# Requirements
Leaving out the pictures, retype the lines from the beginning of the listing through the line containing "import plotly.graph_objects as go".

start

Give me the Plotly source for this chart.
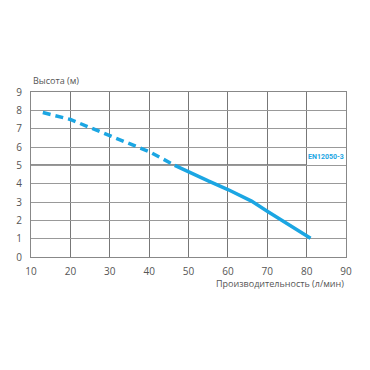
import plotly.graph_objects as go

dashed_x = [13, 20, 30, 40, 46.5]
dashed_y = [7.88, 7.5, 6.62, 5.75, 5.0]
solid_x = [46.5, 50, 55, 60, 66, 70, 75, 81]
solid_y = [5.0, 4.63, 4.15, 3.68, 3.05, 2.5, 1.85, 1.02]
x_ticks = [10, 20, 30, 40, 50, 60, 70, 80, 90]
y_ticks = [0, 1, 2, 3, 4, 5, 6, 7, 8, 9]
std_level = 5
std_label = "EN12050-3"

blue = "#1BA6E3"
fig = go.Figure()
fig.add_trace(go.Scatter(x=dashed_x, y=dashed_y, mode="lines",
                         line=dict(color=blue, width=3.5, dash="8px,5px"), hoverinfo="skip"))
fig.add_trace(go.Scatter(x=solid_x, y=solid_y, mode="lines",
                         line=dict(color=blue, width=3.5), hoverinfo="skip"))
fig.add_shape(type="line", x0=10, x1=80, y0=std_level, y1=std_level,
              line=dict(color="#222222", width=1.5), layer="below")
fig.add_annotation(x=85, y=std_level, text="<b>" + std_label + "</b>", showarrow=False, yshift=8,
                   font=dict(size=7, color=blue, family="Roboto"))

fig.update_layout(
    width=370, height=370, showlegend=False,
    margin=dict(l=23, r=32, t=84, b=121, autoexpand=False),
    paper_bgcolor="white", plot_bgcolor="white",
    font=dict(family="Open Sans", color="#555555", size=10),
    xaxis=dict(range=[10, 90], tickvals=x_ticks, showgrid=True, gridcolor="#777777",
               gridwidth=1, zeroline=False, showline=True, linecolor="#888888", mirror=True,
               ticks="", ticklabelstandoff=5, automargin=False),
    yaxis=dict(range=[0, 9], tickvals=y_ticks, showgrid=True, gridcolor="#999999",
               gridwidth=1, zeroline=False, showline=True, linecolor="#888888", mirror=True,
               ticks="", ticklabelstandoff=6, automargin=False),
)
fig.add_annotation(xref="paper", yref="paper", x=0, y=1, yshift=3, xanchor="left",
                   yanchor="bottom", text="Высота (м)", showarrow=False,
                   font=dict(size=9, color="#555555"))
fig.add_annotation(xref="paper", yref="paper", x=1, y=0, yshift=-18, xanchor="right",
                   yanchor="top", text="Производительность (л/мин)", showarrow=False,
                   font=dict(size=9, color="#555555"))
fig.write_html("out.html")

end

# Expected answer
Give me the Plotly source for this chart.
import plotly.graph_objects as go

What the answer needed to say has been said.